**Directions**
Reproduce nothing but the lines from the start of the material through the line that includes "ax.axis('off')", both ends included, and omit every picture.

>> BEGIN

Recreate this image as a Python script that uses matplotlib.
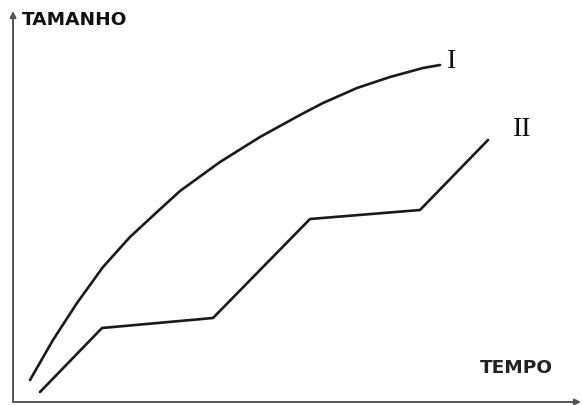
import matplotlib.pyplot as plt

# curve I (tempo, tamanho)
x1 = [17, 40, 64, 90, 117, 144, 167, 207, 247, 287, 310, 344, 377, 410, 427]
y1 = [22, 62, 99, 135, 165, 190, 211, 240, 265, 287, 299, 314, 325, 334, 337]

# curve II (piecewise)
x2 = [27, 89, 200, 297, 407, 475]
y2 = [10, 74, 84, 183, 192, 262]

fig = plt.figure(figsize=(5.82, 4.05), dpi=100)
ax = fig.add_axes([0, 0, 1, 1])
ax.set_xlim(-13, 569)
ax.set_ylim(-3, 402)
ax.axis('off')

ax.plot(x1, y1, color='#1a1a1a', linewidth=1.9, solid_capstyle='round', solid_joinstyle='round')
ax.plot(x2, y2, color='#1a1a1a', linewidth=1.9, solid_capstyle='round', solid_joinstyle='round')

# axes with arrow heads
axcol = '#555555'
ax.annotate('', xy=(0, 391), xytext=(0, 0),
            arrowprops=dict(arrowstyle='-|>', color=axcol, lw=1.4, mutation_scale=9,
                            shrinkA=0, shrinkB=0))
ax.annotate('', xy=(568, 0), xytext=(0, 0),
            arrowprops=dict(arrowstyle='-|>', color=axcol, lw=1.4, mutation_scale=9,
                            shrinkA=0, shrinkB=0))

ax.text(9, 382, 'TAMANHO', fontsize=13.3, fontweight='bold', family='DejaVu Sans',
        color='#111111', va='center', ha='left')
ax.text(467, 34, 'TEMPO', fontsize=13.3, fontweight='bold', family='DejaVu Sans',
        color='#222222', va='center', ha='left')

ax.text(439, 341, 'I', fontsize=20, family='Liberation Serif', color='#111111',
        va='center', ha='center')
ax.text(509, 273, 'II', fontsize=20, family='Liberation Serif', color='#111111',
        va='center', ha='center')

plt.savefig('out.png', dpi=100)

>> END

**Complete output**
Recreate this image as a Python script that uses matplotlib.
import matplotlib.pyplot as plt

# curve I (tempo, tamanho)
x1 = [17, 40, 64, 90, 117, 144, 167, 207, 247, 287, 310, 344, 377, 410, 427]
y1 = [22, 62, 99, 135, 165, 190, 211, 240, 265, 287, 299, 314, 325, 334, 337]

# curve II (piecewise)
x2 = [27, 89, 200, 297, 407, 475]
y2 = [10, 74, 84, 183, 192, 262]

fig = plt.figure(figsize=(5.82, 4.05), dpi=100)
ax = fig.add_axes([0, 0, 1, 1])
ax.set_xlim(-13, 569)
ax.set_ylim(-3, 402)
ax.axis('off')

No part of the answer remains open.